=== Provided data ===
________________________________________

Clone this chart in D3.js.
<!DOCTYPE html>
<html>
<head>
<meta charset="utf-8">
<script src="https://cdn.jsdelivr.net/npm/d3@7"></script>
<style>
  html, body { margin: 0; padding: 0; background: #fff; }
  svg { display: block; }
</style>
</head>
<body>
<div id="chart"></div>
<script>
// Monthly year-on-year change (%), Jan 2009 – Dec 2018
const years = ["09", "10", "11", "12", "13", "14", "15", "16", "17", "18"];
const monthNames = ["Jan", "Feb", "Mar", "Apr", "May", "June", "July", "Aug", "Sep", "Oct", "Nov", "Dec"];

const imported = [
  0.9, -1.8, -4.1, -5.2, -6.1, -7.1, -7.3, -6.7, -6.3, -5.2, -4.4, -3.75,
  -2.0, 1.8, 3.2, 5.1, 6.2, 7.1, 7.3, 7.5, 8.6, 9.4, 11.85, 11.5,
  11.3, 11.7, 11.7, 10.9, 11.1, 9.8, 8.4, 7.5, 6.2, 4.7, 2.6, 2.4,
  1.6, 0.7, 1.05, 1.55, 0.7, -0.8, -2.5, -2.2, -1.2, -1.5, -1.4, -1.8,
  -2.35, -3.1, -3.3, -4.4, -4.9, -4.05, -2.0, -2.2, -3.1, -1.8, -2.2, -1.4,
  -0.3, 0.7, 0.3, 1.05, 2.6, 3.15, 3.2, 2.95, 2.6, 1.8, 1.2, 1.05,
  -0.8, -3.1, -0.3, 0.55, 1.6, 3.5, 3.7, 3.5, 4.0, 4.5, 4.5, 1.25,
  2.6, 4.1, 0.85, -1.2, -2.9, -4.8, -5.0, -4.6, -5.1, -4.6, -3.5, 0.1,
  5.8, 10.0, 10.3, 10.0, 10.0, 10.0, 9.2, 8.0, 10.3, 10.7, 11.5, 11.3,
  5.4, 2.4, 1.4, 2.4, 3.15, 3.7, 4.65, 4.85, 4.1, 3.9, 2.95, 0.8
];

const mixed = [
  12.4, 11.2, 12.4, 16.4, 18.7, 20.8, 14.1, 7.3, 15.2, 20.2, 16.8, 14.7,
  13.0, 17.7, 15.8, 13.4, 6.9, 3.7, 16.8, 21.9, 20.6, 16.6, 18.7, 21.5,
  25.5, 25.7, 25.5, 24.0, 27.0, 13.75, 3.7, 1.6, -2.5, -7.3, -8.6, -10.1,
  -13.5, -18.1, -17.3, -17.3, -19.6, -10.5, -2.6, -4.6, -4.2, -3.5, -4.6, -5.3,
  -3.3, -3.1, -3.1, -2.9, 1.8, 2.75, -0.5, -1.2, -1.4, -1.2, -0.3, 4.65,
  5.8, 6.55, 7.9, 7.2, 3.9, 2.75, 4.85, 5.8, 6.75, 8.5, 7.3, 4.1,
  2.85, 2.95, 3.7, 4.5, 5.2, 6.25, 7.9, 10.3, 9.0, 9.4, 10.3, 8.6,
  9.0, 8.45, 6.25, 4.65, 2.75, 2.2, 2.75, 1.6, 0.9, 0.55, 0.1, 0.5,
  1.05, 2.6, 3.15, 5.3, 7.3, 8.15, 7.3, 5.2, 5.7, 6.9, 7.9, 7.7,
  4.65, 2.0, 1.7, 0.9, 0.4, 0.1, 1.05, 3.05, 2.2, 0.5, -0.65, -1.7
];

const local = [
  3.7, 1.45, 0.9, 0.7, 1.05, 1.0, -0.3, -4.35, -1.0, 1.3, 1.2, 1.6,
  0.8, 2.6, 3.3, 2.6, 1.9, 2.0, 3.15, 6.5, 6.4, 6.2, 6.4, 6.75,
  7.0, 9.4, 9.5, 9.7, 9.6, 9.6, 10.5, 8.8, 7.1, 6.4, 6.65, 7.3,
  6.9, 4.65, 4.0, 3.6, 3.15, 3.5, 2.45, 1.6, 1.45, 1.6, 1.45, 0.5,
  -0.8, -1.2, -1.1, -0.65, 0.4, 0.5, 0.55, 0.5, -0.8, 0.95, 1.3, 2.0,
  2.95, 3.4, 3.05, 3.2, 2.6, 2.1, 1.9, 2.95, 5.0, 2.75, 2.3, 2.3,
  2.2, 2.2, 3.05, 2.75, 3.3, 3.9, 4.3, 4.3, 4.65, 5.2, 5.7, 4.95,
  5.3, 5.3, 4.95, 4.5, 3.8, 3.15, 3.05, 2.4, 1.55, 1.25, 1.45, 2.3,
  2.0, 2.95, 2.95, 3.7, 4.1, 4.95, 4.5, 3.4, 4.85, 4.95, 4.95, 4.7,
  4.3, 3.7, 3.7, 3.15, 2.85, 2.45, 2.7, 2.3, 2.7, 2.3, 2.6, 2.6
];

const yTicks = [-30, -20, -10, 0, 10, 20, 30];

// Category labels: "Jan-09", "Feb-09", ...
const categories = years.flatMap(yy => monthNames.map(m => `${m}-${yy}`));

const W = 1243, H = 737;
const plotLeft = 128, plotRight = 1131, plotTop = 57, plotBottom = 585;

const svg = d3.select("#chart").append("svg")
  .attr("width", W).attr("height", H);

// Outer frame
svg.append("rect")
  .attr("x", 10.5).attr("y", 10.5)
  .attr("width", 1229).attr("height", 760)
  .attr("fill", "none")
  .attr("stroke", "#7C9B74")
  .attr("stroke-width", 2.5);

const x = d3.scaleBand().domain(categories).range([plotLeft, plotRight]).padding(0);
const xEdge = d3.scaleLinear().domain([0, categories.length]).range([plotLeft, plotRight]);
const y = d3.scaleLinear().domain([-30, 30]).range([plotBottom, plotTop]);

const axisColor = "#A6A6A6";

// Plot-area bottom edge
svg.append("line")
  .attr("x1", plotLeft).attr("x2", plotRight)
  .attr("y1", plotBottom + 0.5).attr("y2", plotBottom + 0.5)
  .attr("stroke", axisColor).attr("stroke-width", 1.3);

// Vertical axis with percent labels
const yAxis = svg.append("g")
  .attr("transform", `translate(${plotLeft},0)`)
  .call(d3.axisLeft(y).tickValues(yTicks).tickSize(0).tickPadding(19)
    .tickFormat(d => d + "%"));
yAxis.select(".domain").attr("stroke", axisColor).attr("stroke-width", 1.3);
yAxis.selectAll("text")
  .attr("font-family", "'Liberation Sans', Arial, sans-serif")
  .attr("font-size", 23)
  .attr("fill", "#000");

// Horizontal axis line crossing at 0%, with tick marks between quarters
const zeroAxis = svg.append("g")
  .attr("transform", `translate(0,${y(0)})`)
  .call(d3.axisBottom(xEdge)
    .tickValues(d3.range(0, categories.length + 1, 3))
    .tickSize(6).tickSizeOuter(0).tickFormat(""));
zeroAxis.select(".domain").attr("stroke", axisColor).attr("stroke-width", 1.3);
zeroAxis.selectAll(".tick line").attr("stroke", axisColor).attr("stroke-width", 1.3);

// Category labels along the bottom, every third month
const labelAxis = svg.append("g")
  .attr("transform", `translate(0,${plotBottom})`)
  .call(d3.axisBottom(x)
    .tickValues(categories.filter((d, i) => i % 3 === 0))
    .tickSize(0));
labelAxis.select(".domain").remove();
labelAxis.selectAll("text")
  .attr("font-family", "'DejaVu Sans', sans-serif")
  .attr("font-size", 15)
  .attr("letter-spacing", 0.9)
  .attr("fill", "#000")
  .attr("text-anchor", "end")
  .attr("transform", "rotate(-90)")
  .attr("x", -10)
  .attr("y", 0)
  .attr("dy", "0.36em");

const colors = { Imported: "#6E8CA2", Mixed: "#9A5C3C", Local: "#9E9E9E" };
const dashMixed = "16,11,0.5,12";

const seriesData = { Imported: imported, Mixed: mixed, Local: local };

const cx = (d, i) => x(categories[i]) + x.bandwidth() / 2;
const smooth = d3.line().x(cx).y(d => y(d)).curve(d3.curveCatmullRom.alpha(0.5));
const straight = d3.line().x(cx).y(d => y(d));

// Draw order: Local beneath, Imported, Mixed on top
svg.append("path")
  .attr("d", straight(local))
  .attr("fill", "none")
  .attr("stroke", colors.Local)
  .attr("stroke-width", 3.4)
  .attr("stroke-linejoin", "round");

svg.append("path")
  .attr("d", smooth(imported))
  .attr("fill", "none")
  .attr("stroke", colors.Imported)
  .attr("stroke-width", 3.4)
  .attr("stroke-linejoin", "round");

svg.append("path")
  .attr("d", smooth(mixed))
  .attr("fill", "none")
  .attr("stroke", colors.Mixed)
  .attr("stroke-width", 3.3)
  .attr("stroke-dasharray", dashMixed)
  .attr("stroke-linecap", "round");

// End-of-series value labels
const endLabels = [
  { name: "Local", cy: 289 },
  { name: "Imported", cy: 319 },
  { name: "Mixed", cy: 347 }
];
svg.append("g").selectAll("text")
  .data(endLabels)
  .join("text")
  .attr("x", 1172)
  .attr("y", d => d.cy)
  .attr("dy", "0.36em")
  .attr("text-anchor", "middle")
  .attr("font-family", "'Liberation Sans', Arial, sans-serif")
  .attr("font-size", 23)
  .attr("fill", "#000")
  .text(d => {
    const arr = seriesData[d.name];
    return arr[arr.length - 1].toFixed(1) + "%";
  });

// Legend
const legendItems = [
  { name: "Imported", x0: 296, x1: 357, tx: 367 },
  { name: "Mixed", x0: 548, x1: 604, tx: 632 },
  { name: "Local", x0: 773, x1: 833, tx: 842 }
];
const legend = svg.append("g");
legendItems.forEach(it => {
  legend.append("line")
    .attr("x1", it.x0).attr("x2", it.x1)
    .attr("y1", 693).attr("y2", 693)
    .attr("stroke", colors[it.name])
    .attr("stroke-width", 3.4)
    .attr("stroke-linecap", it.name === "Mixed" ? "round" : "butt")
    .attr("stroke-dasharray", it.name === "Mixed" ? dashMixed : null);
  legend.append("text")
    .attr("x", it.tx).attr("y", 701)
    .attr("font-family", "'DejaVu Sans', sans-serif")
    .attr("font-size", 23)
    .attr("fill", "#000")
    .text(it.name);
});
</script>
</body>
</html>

________________________________________

=== Written request ===
From the listing above, report the number of lines containing the string "chart", without any accompanying remarks.

=== Written reply ===
3